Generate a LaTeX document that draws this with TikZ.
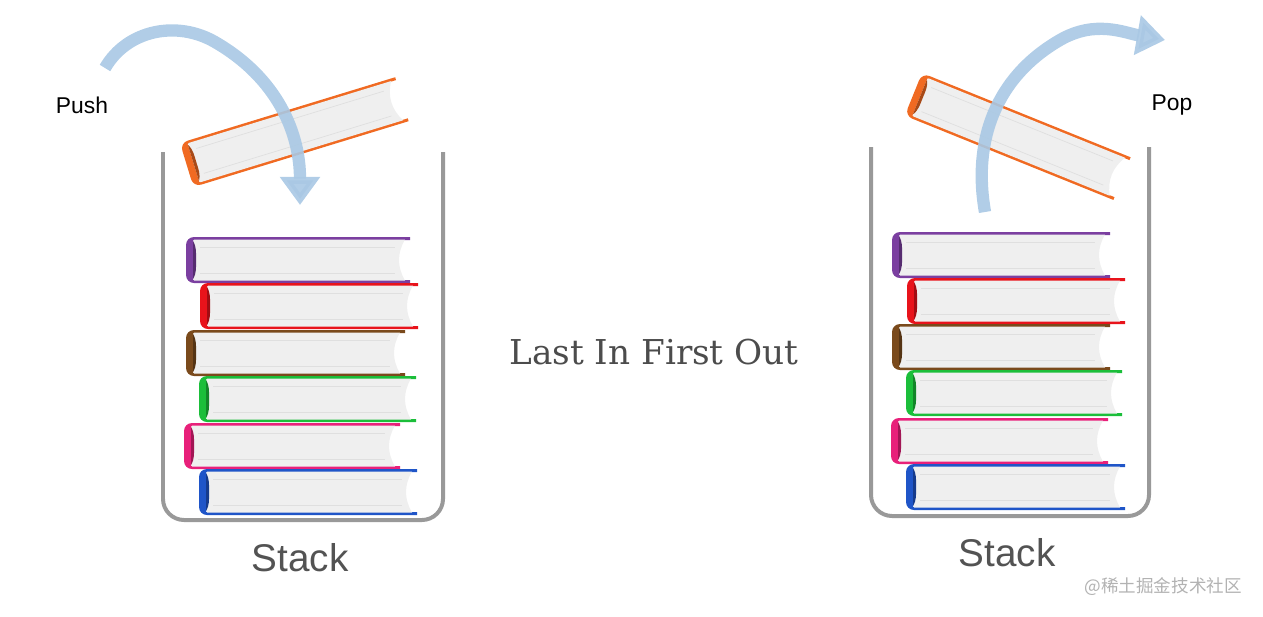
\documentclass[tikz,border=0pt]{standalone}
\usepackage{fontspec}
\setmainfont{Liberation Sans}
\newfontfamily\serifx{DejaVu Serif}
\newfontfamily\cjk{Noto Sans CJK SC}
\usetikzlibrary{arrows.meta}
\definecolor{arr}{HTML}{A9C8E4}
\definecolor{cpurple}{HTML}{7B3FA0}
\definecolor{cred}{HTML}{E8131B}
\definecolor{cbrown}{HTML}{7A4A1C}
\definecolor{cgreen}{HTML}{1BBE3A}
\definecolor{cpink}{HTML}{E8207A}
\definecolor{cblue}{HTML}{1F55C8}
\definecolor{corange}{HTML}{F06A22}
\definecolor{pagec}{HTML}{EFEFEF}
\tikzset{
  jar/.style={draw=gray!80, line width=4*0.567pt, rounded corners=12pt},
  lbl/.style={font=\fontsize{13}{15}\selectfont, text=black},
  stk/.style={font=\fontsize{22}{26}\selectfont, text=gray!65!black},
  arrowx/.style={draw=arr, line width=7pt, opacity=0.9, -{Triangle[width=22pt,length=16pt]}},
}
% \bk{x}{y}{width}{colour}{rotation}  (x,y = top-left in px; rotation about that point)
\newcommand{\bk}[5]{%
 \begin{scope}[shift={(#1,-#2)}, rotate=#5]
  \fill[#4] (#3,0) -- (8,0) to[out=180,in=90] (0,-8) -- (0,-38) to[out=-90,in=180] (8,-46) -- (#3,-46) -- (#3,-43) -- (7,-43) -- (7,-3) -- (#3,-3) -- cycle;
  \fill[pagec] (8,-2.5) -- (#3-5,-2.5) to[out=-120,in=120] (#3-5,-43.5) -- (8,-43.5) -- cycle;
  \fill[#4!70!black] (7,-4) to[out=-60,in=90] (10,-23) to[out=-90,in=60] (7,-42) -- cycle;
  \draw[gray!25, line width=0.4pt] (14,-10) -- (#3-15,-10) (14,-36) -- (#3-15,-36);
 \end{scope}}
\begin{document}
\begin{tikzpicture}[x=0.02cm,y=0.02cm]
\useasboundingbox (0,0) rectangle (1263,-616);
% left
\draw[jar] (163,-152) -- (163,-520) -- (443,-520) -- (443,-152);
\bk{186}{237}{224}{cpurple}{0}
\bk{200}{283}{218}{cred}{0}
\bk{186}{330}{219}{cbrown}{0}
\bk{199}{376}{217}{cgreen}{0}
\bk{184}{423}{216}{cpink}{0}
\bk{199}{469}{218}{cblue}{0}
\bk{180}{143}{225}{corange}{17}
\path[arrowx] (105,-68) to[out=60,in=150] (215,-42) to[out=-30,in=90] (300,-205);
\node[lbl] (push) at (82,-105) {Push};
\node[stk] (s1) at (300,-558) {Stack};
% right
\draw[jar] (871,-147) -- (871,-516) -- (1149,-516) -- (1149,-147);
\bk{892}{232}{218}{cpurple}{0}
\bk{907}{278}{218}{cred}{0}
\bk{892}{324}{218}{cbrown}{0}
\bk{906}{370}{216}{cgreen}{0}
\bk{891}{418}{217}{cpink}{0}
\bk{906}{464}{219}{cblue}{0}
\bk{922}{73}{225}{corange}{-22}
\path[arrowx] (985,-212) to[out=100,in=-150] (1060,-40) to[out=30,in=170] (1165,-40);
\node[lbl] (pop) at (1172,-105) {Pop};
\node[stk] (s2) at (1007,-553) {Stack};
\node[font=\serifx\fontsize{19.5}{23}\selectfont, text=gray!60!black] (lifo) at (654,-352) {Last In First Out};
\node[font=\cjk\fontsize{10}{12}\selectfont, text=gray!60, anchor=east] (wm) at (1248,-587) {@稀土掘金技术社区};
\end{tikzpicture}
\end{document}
________________________
Short exercise: Give an exact copy of the material, leaving out every picture.

Written solution:
Generate a LaTeX document that draws this with TikZ.
\documentclass[tikz,border=0pt]{standalone}
\usepackage{fontspec}
\setmainfont{Liberation Sans}
\newfontfamily\serifx{DejaVu Serif}
\newfontfamily\cjk{Noto Sans CJK SC}
\usetikzlibrary{arrows.meta}
\definecolor{arr}{HTML}{A9C8E4}
\definecolor{cpurple}{HTML}{7B3FA0}
\definecolor{cred}{HTML}{E8131B}
\definecolor{cbrown}{HTML}{7A4A1C}
\definecolor{cgreen}{HTML}{1BBE3A}
\definecolor{cpink}{HTML}{E8207A}
\definecolor{cblue}{HTML}{1F55C8}
\definecolor{corange}{HTML}{F06A22}
\definecolor{pagec}{HTML}{EFEFEF}
\tikzset{
  jar/.style={draw=gray!80, line width=4*0.567pt, rounded corners=12pt},
  lbl/.style={font=\fontsize{13}{15}\selectfont, text=black},
  stk/.style={font=\fontsize{22}{26}\selectfont, text=gray!65!black},
  arrowx/.style={draw=arr, line width=7pt, opacity=0.9, -{Triangle[width=22pt,length=16pt]}},
}
% \bk{x}{y}{width}{colour}{rotation}  (x,y = top-left in px; rotation about that point)
\newcommand{\bk}[5]{%
 \begin{scope}[shift={(#1,-#2)}, rotate=#5]
  \fill[#4] (#3,0) -- (8,0) to[out=180,in=90] (0,-8) -- (0,-38) to[out=-90,in=180] (8,-46) -- (#3,-46) -- (#3,-43) -- (7,-43) -- (7,-3) -- (#3,-3) -- cycle;
  \fill[pagec] (8,-2.5) -- (#3-5,-2.5) to[out=-120,in=120] (#3-5,-43.5) -- (8,-43.5) -- cycle;
  \fill[#4!70!black] (7,-4) to[out=-60,in=90] (10,-23) to[out=-90,in=60] (7,-42) -- cycle;
  \draw[gray!25, line width=0.4pt] (14,-10) -- (#3-15,-10) (14,-36) -- (#3-15,-36);
 \end{scope}}
\begin{document}
\begin{tikzpicture}[x=0.02cm,y=0.02cm]
\useasboundingbox (0,0) rectangle (1263,-616);
% left
\draw[jar] (163,-152) -- (163,-520) -- (443,-520) -- (443,-152);
\bk{186}{237}{224}{cpurple}{0}
\bk{200}{283}{218}{cred}{0}
\bk{186}{330}{219}{cbrown}{0}
\bk{199}{376}{217}{cgreen}{0}
\bk{184}{423}{216}{cpink}{0}
\bk{199}{469}{218}{cblue}{0}
\bk{180}{143}{225}{corange}{17}
\path[arrowx] (105,-68) to[out=60,in=150] (215,-42) to[out=-30,in=90] (300,-205);
\node[lbl] (push) at (82,-105) {Push};
\node[stk] (s1) at (300,-558) {Stack};
% right
\draw[jar] (871,-147) -- (871,-516) -- (1149,-516) -- (1149,-147);
\bk{892}{232}{218}{cpurple}{0}
\bk{907}{278}{218}{cred}{0}
\bk{892}{324}{218}{cbrown}{0}
\bk{906}{370}{216}{cgreen}{0}
\bk{891}{418}{217}{cpink}{0}
\bk{906}{464}{219}{cblue}{0}
\bk{922}{73}{225}{corange}{-22}
\path[arrowx] (985,-212) to[out=100,in=-150] (1060,-40) to[out=30,in=170] (1165,-40);
\node[lbl] (pop) at (1172,-105) {Pop};
\node[stk] (s2) at (1007,-553) {Stack};
\node[font=\serifx\fontsize{19.5}{23}\selectfont, text=gray!60!black] (lifo) at (654,-352) {Last In First Out};
\node[font=\cjk\fontsize{10}{12}\selectfont, text=gray!60, anchor=east] (wm) at (1248,-587) {@稀土掘金技术社区};
\end{tikzpicture}
\end{document}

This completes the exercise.